Soybeans offer carbon reduction opportunities

Many producers feel that agriculture is under siege. They say that public expectations of farmers to produce cheap food while saving the planet have become ridiculous. So, creating policies to cut nitrous oxide emissions from cropland isn’t easy.

Dan Mazier, Keystone Agricultural Producers president, knows a tax on carbon is contentious. Members of KAP debated carbon taxes for more than 75 minutes at an April meeting.

“We want to be part of the solution … (but) it scares the bejesus out of every agricultural producer: we are going to bear the cost of all this.”

When farm forecasters look into their crystal balls, they see a future with five million acres of soybeans in Western Canada.

Most experts wonder what that could mean for other crops, but Mario Tenuta likes to ask a different question: what will it mean for N2O emissions from prairie soils?

The answer to that question is simple.

Soybeans require less nitrogen than other crops, so more acres could curb N2O emissions from prairie cropland.

Tenuta, a University of Manitoba soil scientist and Canada Research Chair in applied soil ecology, is interested in N2O emissions be-cause it could be a large opportunity for western Canadian growers to reduce greenhouse gases from agriculture.
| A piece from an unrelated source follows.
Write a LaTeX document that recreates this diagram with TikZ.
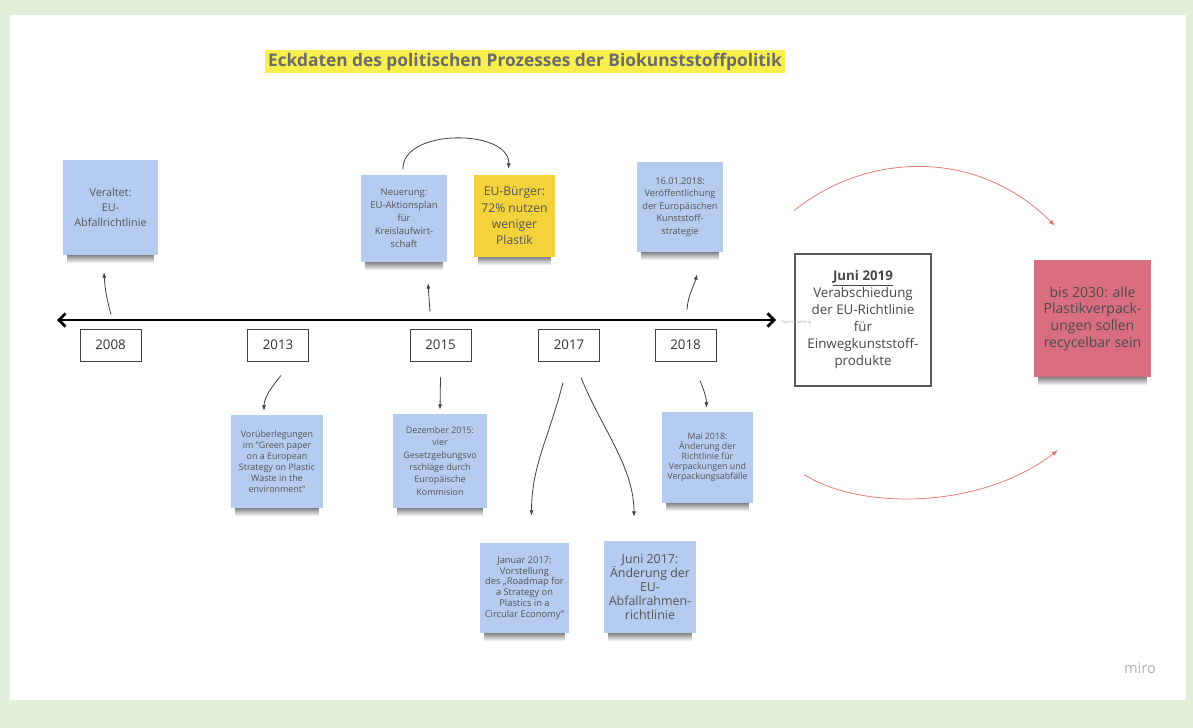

Adoption of zero tillage, direct seeding and cutting summer-fallow acres have helped sequester more carbon in the soil. But those practices have been around for decades.

“Moving forward, by 2030, how much carbon are we going to be mopping up with those practices? It’s going to be diminishing,” said Tenuta, who spoke at the Agricultural Institute of Canada conference, held late April in Winnipeg.

Tenuta said cutting N2O emissions from prairie soils should be the priority because a reduction has a lasting impact.

“If I reduced emissions in one year, I’ve reduced emissions forever from that year. It’s not debatable.”

Slashing N2O emissions may be necessary because Canadian farmers are applying more nitrogen than ever to crops. In 1981, they used about one million tonnes of nitrogen. By 2011, they applied two million tonnes, in an effort to reap higher yields.

With increased use of nitrogen, losses to the atmosphere in the form of N2O also increased. Environmental groups and policy makers noticed the jump because N2O is a potent greenhouse gas. One kilogram of N20 emissions is equivalent to 300 kg of carbon dioxide emissions.

Tenuta said the trend of using increasing amounts of nitrogen isn’t sustainable, but he also knows that Canadian farmers need higher yields.

“The bottom line is we want to produce more crop. We want to export more crop and we want to do that as profitably as possible. The limitation for the future … is going to be nitrogen.”

Tenuta said prairie farmers could produce more grains and oilseeds in the future, with fewer N2O emissions.

During his presentation in Winnipeg he laid out a scenario of how it would work. Using Manitoba as an example, Tenuta said it’s possible to cut N2O emissions by 33 percent compared to 2005 levels. It would require:

  • adoption of the 4R principles of right rate, right time, right place and right source.
  • continued expansion of soybean acres
  • enhanced efficiency fertilizer use by all growers to reduce losses to the atmosphere
  • all growers to band fertilizer
  • rolling back nitrogen rates

The last item seems unlikely, seeing how canola growers need large quantities of nitrogen to reach yields of 50 to 60 bushels per acre. Tenuta said it could be possible with the help of enhanced efficiency fertilizers.

“They’re actually designed so you don’t have to use as much fertilizer and you get the same yield or get more yield.”

Convincing growers to adopt the practices on Tenuta’s list could prove more challenging.

“The obvious (tool) is a price on carbon,” said Hank Venema, director of planning for the Prairie Climate Centre in Winnipeg. “It’s contentious and it’s not an easy sell in the agriculture sector.”

Tenuta has met with Canadian growers and understands their concerns, but current practices may become socially unacceptable.

“I see my role as trying to help growers in terms of navigating what might be coming down the pipeline … and to drive innovation.”